There is a limited number of ideas that hold up under examination, however insistent, repeated, or challenging. One of these, so far, is "Everything in the universe attracts everything else with a constant and unfailing force". We know it here as gravity. In our solar system, the planets zoom about in elliptical orbits that slowly decay over time. Eventually, the sun will win and swallow the planets. Further out, all the stars attract all the others, affecting the motions of stars within groups of stars (galaxies), within groups of groups of stars (galaxy clusters). The attractive nature of stuff, or matter, cannot be denied.
Since stuff accounts for the motion of stuff in a well-behaved way, astronomers can use mathematical formulas (ranging from simple to elaborate) to map these motions, and to determine where all these objects are located. Of course, as a first approximation we can begin with the naked eye, as humans have done for millennia. We can see an impressive amount on a clear, moonless night. And we are quite sure that most, maybe all, of the stars we see have more stuff orbiting around them, ranging from dust to planets. But what about the rest of space, where there are no visible objects of which we are aware? Apparently something in "empty" space also affects the motions of celestial bodies -- something called dark matter.

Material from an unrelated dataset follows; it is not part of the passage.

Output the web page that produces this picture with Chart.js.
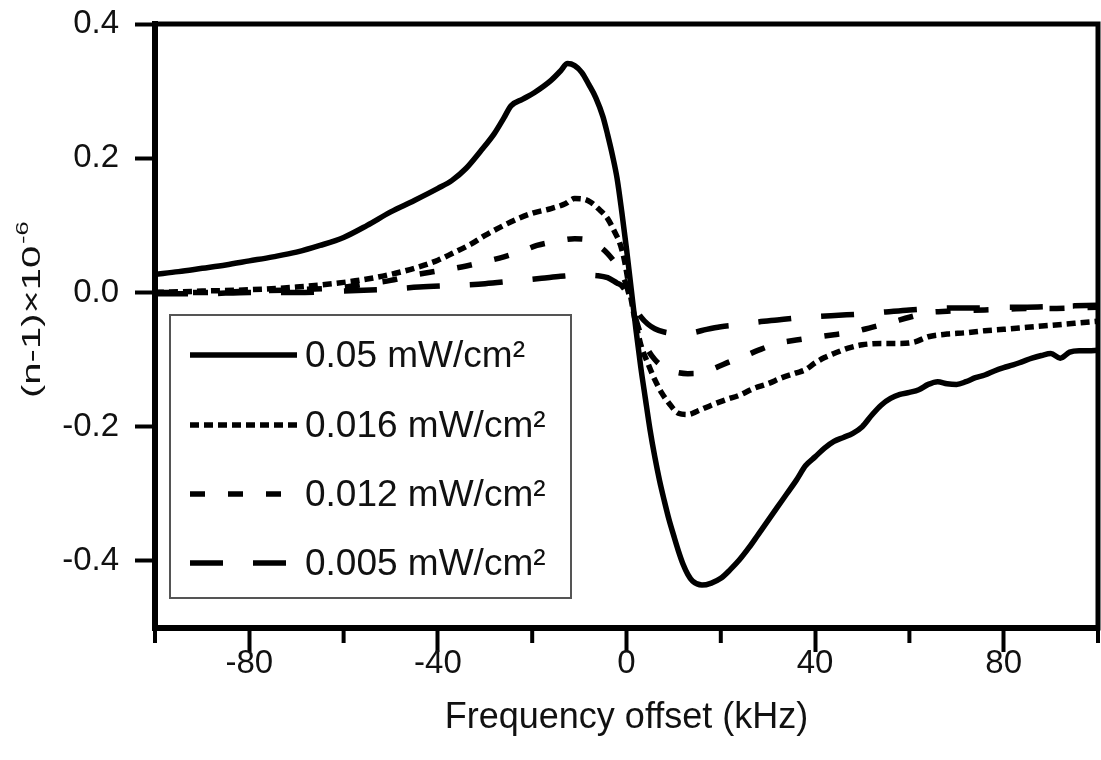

It may be spread so evenly, or have such elusive properties, that it can never be found by our very sophisticated instruments. However, indirect evidence says it exists nonetheless, this elusive matter, this condensed energy.
So there you have it -- stuff, whether visible or invisible, attracts. This principle is as commonplace as a falling apple, and as enigmatic as dark matter. Yet lest you attribute too much power to this wonderful force called gravity, keep in mind Einstein's wry disclaimer: "Gravity cannot be held responsible for people falling in love".